On coming to terms with his daughter’s drug use
“We went through something that a lot of parents do, many more than I thought. Many more people who have been in my life that I had no idea they had been through it with their own children at one point or another.
“There’s a lot of pressure on this generation. They have a lot easier access to things than yours or my generation had.
“She was by no means sticking needles in her arms. But there’s a lot of synthetic stuff in the world and a lot of temptation and access and pressures that just a generation ago you and I didn’t know about.

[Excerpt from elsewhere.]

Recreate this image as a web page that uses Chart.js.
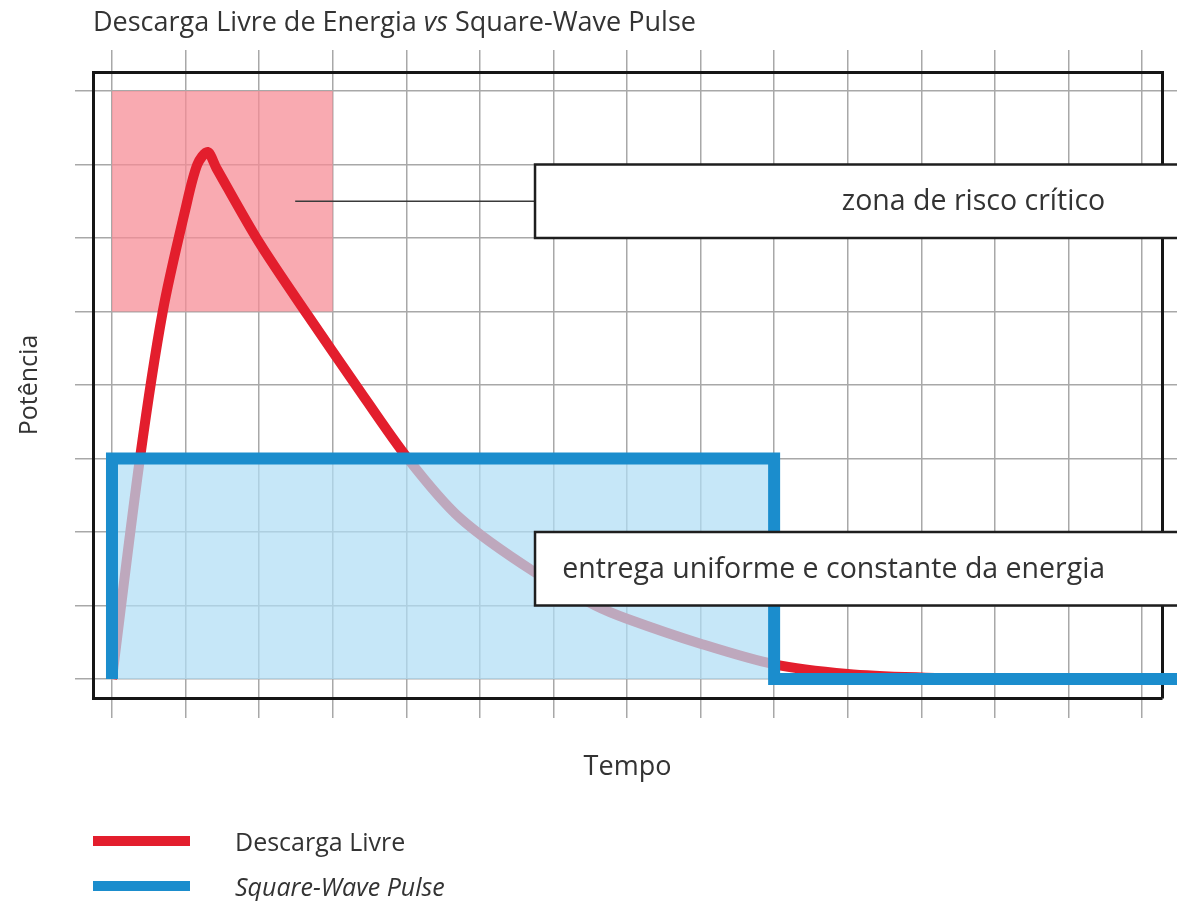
<!DOCTYPE html>
<html>
<head>
<meta charset="utf-8">
<script src="https://cdn.jsdelivr.net/npm/chart.js@4.4.1/dist/chart.umd.min.js"></script>
<style>
  html, body { margin: 0; padding: 0; background: #fff; }
  #wrap { position: relative; width: 1177px; height: 901px; font-family: 'Open Sans', sans-serif; color: #333; }
  #grafico { display: block; }
  #titulo { position: absolute; left: 93px; top: 5px; font-size: 27px; line-height: 32px; white-space: nowrap; }
  #legenda { position: absolute; left: 93px; top: 818px; font-size: 25px; }
  .item { display: flex; align-items: center; height: 45px; white-space: nowrap; }
  .amostra { width: 97px; height: 10px; margin-right: 45px; }
</style>
</head>
<body>
<div id="wrap">
  <canvas id="grafico" width="1177" height="901"></canvas>
  <div id="titulo">Descarga Livre de Energia <i>vs</i> Square-Wave Pulse</div>
  <div id="legenda"></div>
</div>
<script>
// valores (tempo e potencia em unidades da grade)
const tempoDescarga = [0, 0.38, 0.69, 1.0, 1.16, 1.3, 1.42, 2.0, 2.66, 3.3, 4.02, 4.73, 5.75, 6.57, 7, 8, 9, 10, 11, 12];
const potenciaDescarga = [0, 3, 5, 6.4, 7.0, 7.17, 6.95, 5.94, 4.95, 4.02, 3.0, 2.19, 1.45, 1.0, 0.82, 0.48, 0.2, 0.07, 0.02, 0];
const tempoPulso = [0, 0, 9, 9, 14.6];
const potenciaPulso = [0, 3, 3, 0, 0];
const rotulos = ['Descarga Livre', 'Square-Wave Pulse'];
const textosCaixas = ['zona de risco crítico', 'entrega uniforme e constante da energia'];

const X_MIN = -0.258, X_MAX = 14.272;
const Y_MIN = -0.2585, Y_MAX = 8.2585;
const corGrade = '#a8a8a8';
const corMoldura = '#161616';
const fonte = "'Open Sans', sans-serif";

function pontos(xs, ys) {
  return xs.map((x, i) => ({ x: x, y: ys[i] }));
}

const anotacoes = {
  id: 'anotacoes',
  beforeDatasetsDraw(chart) {
    const { ctx, scales: { x, y } } = chart;
    // zona rosa
    const l = x.getPixelForValue(0), r = x.getPixelForValue(3);
    const t = y.getPixelForValue(8), b = y.getPixelForValue(5);
    ctx.save();
    ctx.fillStyle = 'rgba(247,140,150,0.74)';
    ctx.fillRect(l, t, r - l, b - t);
    ctx.restore();
  },
  afterDraw(chart) {
    const { ctx, scales: { x, y } } = chart;
    ctx.save();
    // linha de ligacao da zona de risco
    ctx.strokeStyle = '#3a3a3a';
    ctx.lineWidth = 1.5;
    ctx.beginPath();
    ctx.moveTo(x.getPixelForValue(2.49), y.getPixelForValue(6.5));
    ctx.lineTo(x.getPixelForValue(5.75), y.getPixelForValue(6.5));
    ctx.stroke();

    const caixas = [[7, 6], [2, 1]];
    caixas.forEach((c, i) => {
      const l = x.getPixelForValue(5.75);
      const t = y.getPixelForValue(c[0]);
      const b = y.getPixelForValue(c[1]);
      const r = chart.width + 10;
      ctx.fillStyle = '#fff';
      ctx.fillRect(l, t, r - l, b - t);
      ctx.strokeStyle = '#1e1e1e';
      ctx.lineWidth = 2.5;
      ctx.strokeRect(l, t, r - l, b - t);
      ctx.fillStyle = '#333';
      ctx.font = '28.5px ' + fonte;
      ctx.textAlign = 'right';
      ctx.textBaseline = 'middle';
      ctx.fillText(textosCaixas[i], x.getPixelForValue(13.5), (t + b) / 2 + 1);
    });
    ctx.restore();
  }
};

const eixoOculto = {
  type: 'linear',
  ticks: { stepSize: 1, display: false, includeBounds: false },
  border: { display: true, color: corMoldura, width: 3 }
};

const grafico = new Chart(document.getElementById('grafico'), {
  type: 'line',
  data: {
    datasets: [
      {
        label: rotulos[0],
        data: pontos(tempoDescarga, potenciaDescarga),
        borderColor: '#e31e2d',
        borderWidth: 10,
        borderJoinStyle: 'round',
        pointRadius: 0,
        tension: 0.3,
        fill: false,
        order: 2
      },
      {
        label: rotulos[1],
        data: pontos(tempoPulso, potenciaPulso),
        borderColor: '#1b8dcd',
        backgroundColor: 'rgba(176,222,245,0.72)',
        borderWidth: 12,
        borderJoinStyle: 'miter',
        borderCapStyle: 'butt',
        pointRadius: 0,
        tension: 0,
        fill: 'origin',
        clip: false,
        order: 1,
        italico: true
      }
    ]
  },
  options: {
    responsive: false,
    animation: false,
    layout: { padding: { left: 8, top: 50, right: 0, bottom: 117 } },
    plugins: {
      legend: { display: false },
      tooltip: { enabled: false }
    },
    scales: {
      x: Object.assign({}, eixoOculto, {
        position: 'bottom', min: X_MIN, max: X_MAX,
        grid: { color: corGrade, lineWidth: 1.5, tickLength: 20 },
        title: { display: true, text: 'Tempo', color: '#333', font: { family: fonte, size: 27 }, padding: { top: 33.6, bottom: 0 } }
      }),
      xTopo: Object.assign({}, eixoOculto, {
        position: 'top', min: X_MIN, max: X_MAX,
        grid: { color: corGrade, lineWidth: 1.5, tickLength: 22, drawOnChartArea: false }
      }),
      y: Object.assign({}, eixoOculto, {
        position: 'left', min: Y_MIN, max: Y_MAX,
        grid: { color: corGrade, lineWidth: 1.5, tickLength: 18 },
        title: { display: true, text: 'Potência', color: '#333', font: { family: fonte, size: 25 }, padding: { top: 7, bottom: 30 } }
      }),
      yDireita: Object.assign({}, eixoOculto, {
        position: 'right', min: Y_MIN, max: Y_MAX,
        grid: { color: corGrade, lineWidth: 1.5, tickLength: 15, drawOnChartArea: false }
      })
    }
  },
  plugins: [anotacoes]
});

// legenda em html a partir dos datasets
const divLegenda = document.getElementById('legenda');
divLegenda.innerHTML = grafico.data.datasets.map(ds =>
  `<div class="item"><span class="amostra" style="background:${ds.borderColor}"></span>` +
  `<span style="font-style:${ds.italico ? 'italic' : 'normal'}">${ds.label}</span></div>`
).join('');
</script>
</body>
</html>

“I wasn’t aware of it, not because I’m not home but because it is a different world. Our world is far more relatable to our parents’ world than the kids’ world.
“There’s many more pressures on kids – what is this college degree going to do for me, what am I going to be when I grow up, will I be able to accomplish things?
“I feel it was a terrible tragic lesson of life but I thank God every day because she is whole. It happened and it has gone. I know personally people whose sons and daughters, where it was a lot, lot worse. That could have been Stephanie.”
On staying faithful to his wife of 24 years
“I have a wife who I adore, without her the cards would crumble. Every day there’s temptation. I don’t go looking for it either. Am I perfect? No. But do I aspire to finding a mistress somewhere? I really don’t.”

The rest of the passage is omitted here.